The driver of the Kilometro 13 Bus will actually turn around and tell you to get off at what is presumably Kilometro 13 – it’s technically on an overpass bridge where all manner of other buses and taxis and microbuses are also stopping – and you might be tempted to catch a taxi right there. Ridiculous though. All a taxi can do is navigate the continued senselessness of over-eager highway development that makes Santa Fe so uninhabitable in the first place. So you end up paying to travel on streets that by logical argument shouldn’t even be there. DON’T SUPPORT THIS through vehicular travel. Pedi-travellers need to stick together and getting to the Pantalooneys is not any big deal.
You just go down the stairs and up the hill on the Mexico-Toluca Highway – a little cardio is going to do you good as we continue the battle against this sort of non-sustainable development.

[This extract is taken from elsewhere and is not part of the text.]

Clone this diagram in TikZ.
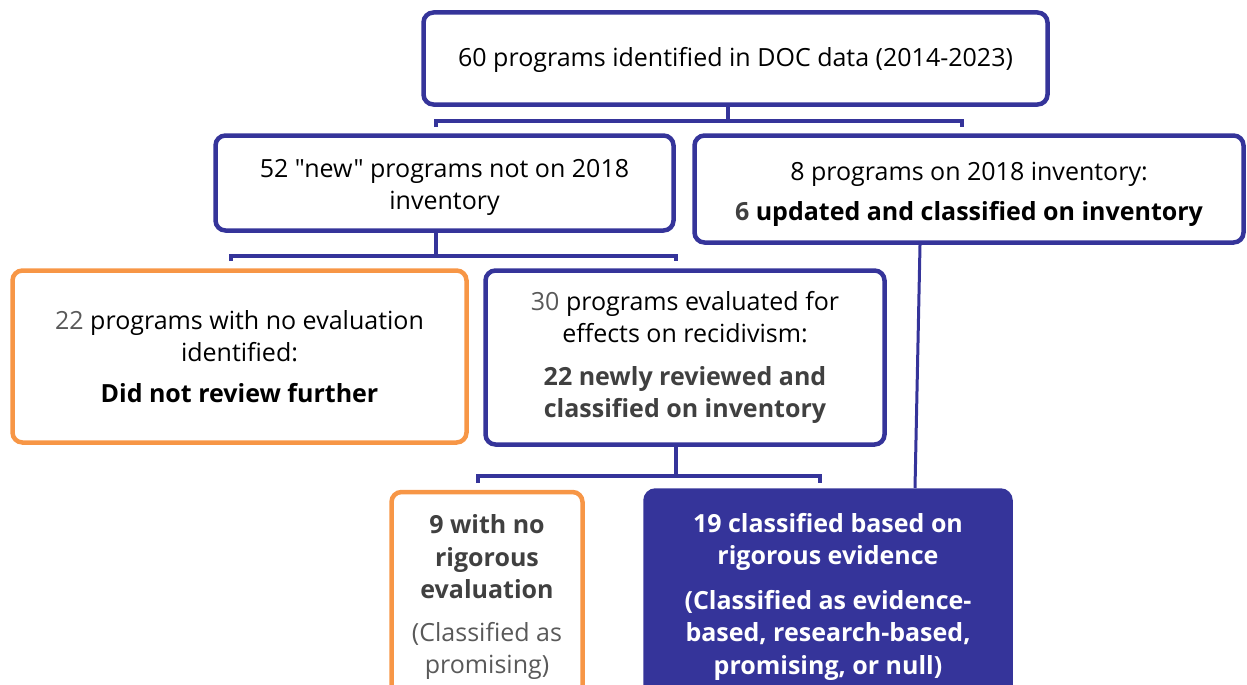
\documentclass[tikz,border=0pt]{standalone}
\usepackage{fontspec}
\newfontfamily\boxfont{Open Sans}
\definecolor{myblue}{HTML}{35349A}
\definecolor{myorange}{HTML}{F79646}
\definecolor{dg}{HTML}{404040}
\definecolor{mg}{HTML}{595959}
\begin{document}
\begin{tikzpicture}[x=1pt,y=-1pt,
  box/.style={draw=myblue, line width=4.5pt, rounded corners=10pt, align=center, inner sep=0pt, font=\boxfont\fontsize{25}{32.5}\selectfont},
  obox/.style={box, draw=myorange},
  fbox/.style={box, fill=myblue, text=white},
  conn/.style={draw=myblue, line width=3.5pt},
]
\useasboundingbox (0,0) rectangle (1247,685);
\clip (0,0) rectangle (1247,685);

\node[box, minimum width=624pt, minimum height=92pt] (top) at (735.5,58.5) {\rule{0pt}{23pt}60 programs identified in DOC data (2014-2023)};
\node[box, minimum width=458pt, minimum height=95pt] (new) at (444.5,183) {\rule{0pt}{27pt}52 "new" programs not on 2018\\inventory};
\node[box, minimum width=549pt, minimum height=107pt] (old) at (969,189) {\rule{0pt}{29pt}8 programs on 2018 inventory:\\[8pt]\textbf{\textcolor{dg}{6} updated and classified on inventory}};
\node[obox, minimum width=454pt, minimum height=172pt] (noeval) at (239.5,356.5) {\textcolor{mg}{22} programs with no evaluation\\identified:\\[8pt]\textbf{Did not review further}};
\node[box, minimum width=399pt, minimum height=174pt] (eval) at (685,357.5) {\textcolor{mg}{30} programs evaluated for\\effects on recidivism:\\[10pt]\textbf{\textcolor{dg}{22 newly reviewed and}}\\\textbf{\textcolor{dg}{classified on inventory}}};
\node[obox, minimum width=191pt, minimum height=210pt] (norig) at (487,597) {\textbf{\textcolor{dg}{9 with no}}\\\textbf{\textcolor{dg}{rigorous}}\\\textbf{\textcolor{dg}{evaluation}}\\[10pt]\textcolor{mg}{(Classified as}\\\textcolor{mg}{promising)}};
\node[fbox, minimum width=365pt, minimum height=212pt] (rig) at (828,596.5) {\textbf{19 classified based on}\\\textbf{rigorous evidence}\\[12pt]\textbf{(Classified as evidence-}\\\textbf{based, research-based,}\\\textbf{promising, or null)}};

% bracket 1
\coordinate (b1m) at (728,121);
\coordinate (b1l) at (436,127);
\coordinate (b1r) at (962,127);
\draw[conn] (b1m |- top.south) -- (b1m);
\draw[conn] (b1l) -- (b1l |- b1m) -- (b1r |- b1m) -- (b1r);
% bracket 2
\coordinate (b2m) at (436,256);
\coordinate (b2l) at (231,261);
\coordinate (b2r) at (676,261);
\draw[conn] (b2m |- new.south) -- (b2m);
\draw[conn] (b2l) -- (b2l |- b2m) -- (b2r |- b2m) -- (b2r);
% bracket 3
\coordinate (b3m) at (676,476);
\coordinate (b3l) at (478,483);
\coordinate (b3r) at (820,483);
\draw[conn] (b3m |- eval.south) -- (b3m);
\draw[conn] (b3l) -- (b3l |- b3m) -- (b3r |- b3m) -- (b3r);
% link from old to rig
\coordinate (oldb) at (920,245);
\coordinate (rigt) at (915,488);
\draw[conn, line width=3pt] (oldb) -- (rigt);
\end{tikzpicture}
\end{document}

This colorful thoroughfare means you made it. Paseo de Lilas & Mexico-Toluca Autopista, Colonias San Gabriel & Lomas de Santa Fe in Alvaro Obregon and Bosque de Las Lomas, Cuajimalpa
When you reach the top of the hill – about 8 minutes that would kill fatty Santa Fe corporate hogs – just bear to the right and watch for the colorful corner in the photo at right. That’s the intersection of Paseo de Lilas turning off of a only somewhat obnoxious stretch of the Mexico-Toluca Highway. From the Paseo de Lilas intersection it is another one minute to the intersection with Bosque de Alisos to the LEFT which leads you easily down down down into the belly of the beast. From there, it’s obvious who wears the Pants in Bosques. (Hint: it’s not people.)
Use the map below for a better idea of this quick pro-people walking trip to the bottom of the Pantalones of Bosque de Las Lomas or click here for a map of Delegacion Alvaro Obregon.
Please wait a sec while the Kilometro 13 – Walking to the Pantalones map loads up.


There is actually a bus called the Km 14, and this one takes a different route, going right to the pants. I work at the pants, but I actually prefer to take the Km 13 getting there, and the Km 14 coming back. Never seen the colorful corner though… I think they might have painted over it now!